Sensitivity Analysis

Not all layers respond to quantization equally, some are more sensitive to precision drops than others. Identifying the optimal combination of layers that minimizes accuracy drop is time-consuming, so [3] suggest a one-at-a-time sensitivity analysis to identify which layers are most sensitive, and retaining FP32 precision on those. In their experiments, skipping just 2 conv layers (out of a total 28 in MobileNet v1) give them near-FP32 accuracy. Using FX Graph Mode, we can create custom qconfigs to do this easily:

# ONE-AT-A-TIME SENSITIVITY ANALYSIS 

for quantized_layer, _ in model.named_modules():
  print("Only quantizing layer: ", quantized_layer)

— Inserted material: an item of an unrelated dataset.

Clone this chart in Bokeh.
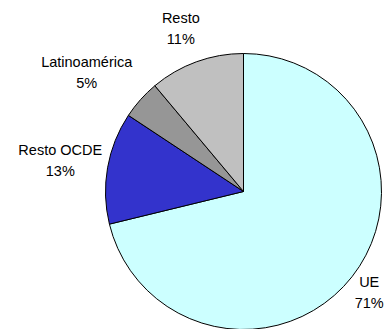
import math
from bokeh.plotting import figure
from bokeh.models import ColumnDataSource
from bokeh.core.properties import value
from bokeh.embed import file_html
from bokeh.resources import INLINE

# Data
categories = ["UE", "Resto OCDE", "Latinoamérica", "Resto"]
shares = [71.2, 13.1, 4.6, 11.1]
colors = ["#CCFFFF", "#3333CC", "#969696", "#C0C0C0"]

# Layout (styles / placement)
W, H = 387, 329
cx, cy, r = 243, 329 - 191, 138
label_radius = [161, 186, 197, 175]
label_nudge_deg = [0.5, 0, -4.5, -1]

total = sum(shares)
starts, ends, names, pcts, lx, ly = [], [], [], [], [], []
acc = 0.0
for i, (c, v) in enumerate(zip(categories, shares)):
    a0 = acc / total * 2 * math.pi
    acc += v
    a1 = acc / total * 2 * math.pi
    # clockwise from 12 o'clock -> bokeh angle (ccw from +x)
    starts.append(math.pi / 2 - a0)
    ends.append(math.pi / 2 - a1)
    mid = (a0 + a1) / 2 + math.radians(label_nudge_deg[i])
    lx.append(cx + label_radius[i] * math.sin(mid))
    ly.append(cy + label_radius[i] * math.cos(mid))
    names.append(c)
    pcts.append(f"{int(v + 0.5)}%")

src = ColumnDataSource(dict(start=starts, end=ends, color=colors,
                            name=names, pct=pcts, lx=lx, ly=ly,
                            x=[cx] * 4, y=[cy] * 4))

p = figure(width=W, height=H, x_range=(0, W), y_range=(0, H),
           output_backend="svg", toolbar_location=None, min_border=0)
p.axis.visible = False
p.grid.visible = False
p.outline_line_color = None
p.background_fill_color = "white"
p.border_fill_color = "white"

p.wedge(x="x", y="y", radius=r, start_angle="start", end_angle="end",
        direction="clock", fill_color="color", line_color="black",
        line_width=1, source=src)

p.text(x="lx", y="ly", text="name", source=src, text_align="center",
       text_baseline="middle", y_offset=-10, text_font=value("Liberation Sans"),
       text_font_size="14.5px", text_color="black")
p.text(x="lx", y="ly", text="pct", source=src, text_align="center",
       text_baseline="middle", y_offset=11, text_font=value("Liberation Sans"),
       text_font_size="14.5px", text_color="black")

open("out.html", "w").write(file_html(p, INLINE))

  # The module_name key allows module-specific qconfigs. 
  qconfig_dict = {"": None, 
  "module_name":[(quantized_layer, torch.quantization.get_default_qconfig(backend))]}

  model_prepared = quantize_fx.prepare_fx(model, qconfig_dict)
  # calibrate
  model_quantized = quantize_fx.convert_fx(model_prepared)
  # evaluate(model)

Another approach is to compare statistics of the FP32 and INT8 layers; commonly used metrics for these are SQNR (Signal to Quantized Noise Ratio) and Mean-Squre-Error. Such a comparative analysis may also help in guiding further optimizations.

Fig 8. Comparing model weights and activations

PyTorch provides tools to help with this analysis under the Numeric Suite. Learn more about using Numeric Suite from the full tutorial.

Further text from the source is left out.